### SET EXERCISE
Extract the lines from the start through the line that holds "43.5, 42.3, 40.9];", both included, omitting all images.

### DATASET CONTENT
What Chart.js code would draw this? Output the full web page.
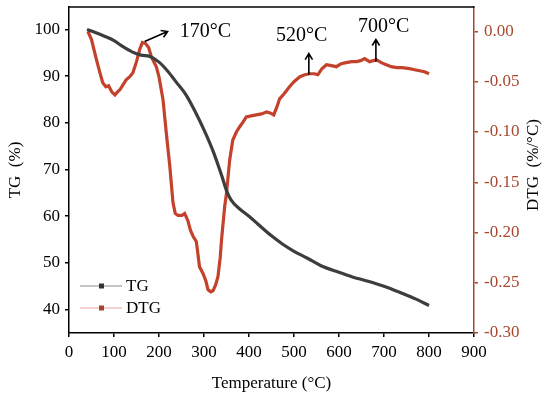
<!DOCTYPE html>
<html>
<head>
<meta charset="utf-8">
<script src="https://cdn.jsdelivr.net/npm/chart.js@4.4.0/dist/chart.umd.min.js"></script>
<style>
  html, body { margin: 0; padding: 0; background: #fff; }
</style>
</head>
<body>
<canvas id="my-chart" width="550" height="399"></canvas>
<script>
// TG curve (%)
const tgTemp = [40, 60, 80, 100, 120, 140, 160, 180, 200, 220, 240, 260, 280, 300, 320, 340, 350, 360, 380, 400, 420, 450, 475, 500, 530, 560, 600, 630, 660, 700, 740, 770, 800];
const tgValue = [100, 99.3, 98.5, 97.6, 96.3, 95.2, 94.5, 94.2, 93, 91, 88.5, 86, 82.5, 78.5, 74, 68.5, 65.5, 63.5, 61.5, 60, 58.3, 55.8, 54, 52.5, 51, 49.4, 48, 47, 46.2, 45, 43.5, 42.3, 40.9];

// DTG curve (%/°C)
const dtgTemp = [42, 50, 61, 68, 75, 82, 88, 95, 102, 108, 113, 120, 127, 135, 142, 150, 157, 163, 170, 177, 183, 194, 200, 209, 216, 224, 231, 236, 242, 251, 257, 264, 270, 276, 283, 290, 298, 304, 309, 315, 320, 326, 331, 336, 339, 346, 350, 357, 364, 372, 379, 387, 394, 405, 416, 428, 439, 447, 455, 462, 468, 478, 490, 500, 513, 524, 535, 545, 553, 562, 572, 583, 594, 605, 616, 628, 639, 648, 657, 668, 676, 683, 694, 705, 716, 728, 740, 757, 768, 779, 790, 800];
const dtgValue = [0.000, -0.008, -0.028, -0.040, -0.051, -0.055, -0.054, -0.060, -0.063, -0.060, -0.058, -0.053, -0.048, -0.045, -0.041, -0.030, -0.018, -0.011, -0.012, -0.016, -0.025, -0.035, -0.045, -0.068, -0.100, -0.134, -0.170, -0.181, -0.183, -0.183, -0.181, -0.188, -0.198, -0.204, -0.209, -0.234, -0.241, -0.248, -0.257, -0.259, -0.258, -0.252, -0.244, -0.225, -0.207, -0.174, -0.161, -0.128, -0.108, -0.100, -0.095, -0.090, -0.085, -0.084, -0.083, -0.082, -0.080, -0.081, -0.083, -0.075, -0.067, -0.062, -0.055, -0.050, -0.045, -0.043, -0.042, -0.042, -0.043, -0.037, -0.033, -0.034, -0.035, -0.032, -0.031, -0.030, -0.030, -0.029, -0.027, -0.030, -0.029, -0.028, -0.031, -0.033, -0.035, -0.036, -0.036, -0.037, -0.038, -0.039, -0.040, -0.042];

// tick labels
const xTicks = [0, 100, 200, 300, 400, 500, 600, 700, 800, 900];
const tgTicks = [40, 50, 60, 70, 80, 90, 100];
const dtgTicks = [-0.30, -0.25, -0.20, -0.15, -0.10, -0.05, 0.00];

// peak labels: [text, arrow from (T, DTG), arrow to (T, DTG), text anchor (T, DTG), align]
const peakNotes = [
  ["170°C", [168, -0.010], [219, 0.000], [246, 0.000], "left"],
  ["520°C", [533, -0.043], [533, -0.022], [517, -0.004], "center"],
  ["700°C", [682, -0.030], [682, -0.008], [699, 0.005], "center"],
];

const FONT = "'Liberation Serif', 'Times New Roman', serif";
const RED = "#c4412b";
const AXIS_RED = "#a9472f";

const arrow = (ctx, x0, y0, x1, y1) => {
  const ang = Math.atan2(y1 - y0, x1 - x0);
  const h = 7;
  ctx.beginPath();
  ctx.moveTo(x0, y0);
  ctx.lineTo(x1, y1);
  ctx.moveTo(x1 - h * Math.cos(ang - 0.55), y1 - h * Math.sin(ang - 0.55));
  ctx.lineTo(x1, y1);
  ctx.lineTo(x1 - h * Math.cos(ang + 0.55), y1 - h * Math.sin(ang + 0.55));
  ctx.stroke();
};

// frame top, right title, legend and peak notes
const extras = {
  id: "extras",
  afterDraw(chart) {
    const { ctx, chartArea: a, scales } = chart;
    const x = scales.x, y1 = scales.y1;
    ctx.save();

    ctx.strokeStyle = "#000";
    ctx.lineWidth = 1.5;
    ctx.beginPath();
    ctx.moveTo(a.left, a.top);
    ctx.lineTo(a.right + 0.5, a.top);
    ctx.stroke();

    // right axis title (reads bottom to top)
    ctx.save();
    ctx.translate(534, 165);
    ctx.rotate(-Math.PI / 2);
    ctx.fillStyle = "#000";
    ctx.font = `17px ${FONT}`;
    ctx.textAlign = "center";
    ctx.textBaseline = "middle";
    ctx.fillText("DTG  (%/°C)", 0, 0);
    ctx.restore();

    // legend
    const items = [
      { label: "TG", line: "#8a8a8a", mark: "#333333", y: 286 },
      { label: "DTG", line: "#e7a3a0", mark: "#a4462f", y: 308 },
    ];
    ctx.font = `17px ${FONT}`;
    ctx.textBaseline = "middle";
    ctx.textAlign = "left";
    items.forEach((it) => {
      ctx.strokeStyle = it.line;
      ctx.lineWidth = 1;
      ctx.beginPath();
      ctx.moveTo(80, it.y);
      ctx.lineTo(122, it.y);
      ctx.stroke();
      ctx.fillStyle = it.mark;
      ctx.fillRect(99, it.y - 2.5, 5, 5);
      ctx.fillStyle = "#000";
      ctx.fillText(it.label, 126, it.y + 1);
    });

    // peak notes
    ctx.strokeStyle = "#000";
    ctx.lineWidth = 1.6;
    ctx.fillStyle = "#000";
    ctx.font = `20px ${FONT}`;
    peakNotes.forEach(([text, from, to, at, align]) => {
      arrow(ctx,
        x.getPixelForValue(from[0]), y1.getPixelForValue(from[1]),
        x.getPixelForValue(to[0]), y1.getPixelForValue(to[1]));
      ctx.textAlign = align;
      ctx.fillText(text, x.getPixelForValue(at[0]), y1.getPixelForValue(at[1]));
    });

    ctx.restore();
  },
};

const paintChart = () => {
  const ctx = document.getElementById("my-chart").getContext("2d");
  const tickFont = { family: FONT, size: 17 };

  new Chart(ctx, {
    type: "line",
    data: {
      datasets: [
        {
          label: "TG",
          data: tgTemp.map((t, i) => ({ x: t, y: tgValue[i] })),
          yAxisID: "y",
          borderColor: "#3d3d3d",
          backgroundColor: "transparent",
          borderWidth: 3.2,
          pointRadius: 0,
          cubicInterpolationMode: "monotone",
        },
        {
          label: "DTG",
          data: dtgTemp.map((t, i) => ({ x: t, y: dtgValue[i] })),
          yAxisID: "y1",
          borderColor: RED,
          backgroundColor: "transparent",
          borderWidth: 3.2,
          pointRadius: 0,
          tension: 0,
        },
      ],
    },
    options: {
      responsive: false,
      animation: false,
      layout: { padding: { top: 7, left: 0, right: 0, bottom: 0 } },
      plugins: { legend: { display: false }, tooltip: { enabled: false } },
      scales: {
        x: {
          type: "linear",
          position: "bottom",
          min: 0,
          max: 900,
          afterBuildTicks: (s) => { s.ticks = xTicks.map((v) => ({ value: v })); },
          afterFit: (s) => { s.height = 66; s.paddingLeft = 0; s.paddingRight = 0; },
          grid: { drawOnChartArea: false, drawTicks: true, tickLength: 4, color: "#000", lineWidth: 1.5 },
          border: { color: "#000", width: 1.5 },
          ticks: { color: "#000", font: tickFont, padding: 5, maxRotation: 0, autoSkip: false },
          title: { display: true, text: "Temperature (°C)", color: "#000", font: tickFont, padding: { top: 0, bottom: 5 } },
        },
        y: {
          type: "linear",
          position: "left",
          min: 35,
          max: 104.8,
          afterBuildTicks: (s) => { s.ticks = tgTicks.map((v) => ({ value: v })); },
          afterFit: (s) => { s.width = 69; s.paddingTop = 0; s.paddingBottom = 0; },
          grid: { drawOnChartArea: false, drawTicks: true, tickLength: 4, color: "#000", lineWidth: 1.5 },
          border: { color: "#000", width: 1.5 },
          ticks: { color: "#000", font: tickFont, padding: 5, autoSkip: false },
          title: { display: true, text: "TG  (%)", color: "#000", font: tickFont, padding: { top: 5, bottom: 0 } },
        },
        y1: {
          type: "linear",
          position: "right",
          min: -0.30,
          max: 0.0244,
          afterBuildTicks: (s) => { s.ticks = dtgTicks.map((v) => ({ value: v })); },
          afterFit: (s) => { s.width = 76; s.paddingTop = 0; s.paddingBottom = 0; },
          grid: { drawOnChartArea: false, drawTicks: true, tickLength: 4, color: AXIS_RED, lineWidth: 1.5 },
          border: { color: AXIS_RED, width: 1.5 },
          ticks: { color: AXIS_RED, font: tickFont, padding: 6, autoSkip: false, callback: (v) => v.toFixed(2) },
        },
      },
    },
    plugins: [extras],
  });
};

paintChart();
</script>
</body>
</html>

### SOLUTION FOR THIS EXERCISE
What Chart.js code would draw this? Output the full web page.
<!DOCTYPE html>
<html>
<head>
<meta charset="utf-8">
<script src="https://cdn.jsdelivr.net/npm/chart.js@4.4.0/dist/chart.umd.min.js"></script>
<style>
  html, body { margin: 0; padding: 0; background: #fff; }
</style>
</head>
<body>
<canvas id="my-chart" width="550" height="399"></canvas>
<script>
// TG curve (%)
const tgTemp = [40, 60, 80, 100, 120, 140, 160, 180, 200, 220, 240, 260, 280, 300, 320, 340, 350, 360, 380, 400, 420, 450, 475, 500, 530, 560, 600, 630, 660, 700, 740, 770, 800];
const tgValue = [100, 99.3, 98.5, 97.6, 96.3, 95.2, 94.5, 94.2, 93, 91, 88.5, 86, 82.5, 78.5, 74, 68.5, 65.5, 63.5, 61.5, 60, 58.3, 55.8, 54, 52.5, 51, 49.4, 48, 47, 46.2, 45, 43.5, 42.3, 40.9];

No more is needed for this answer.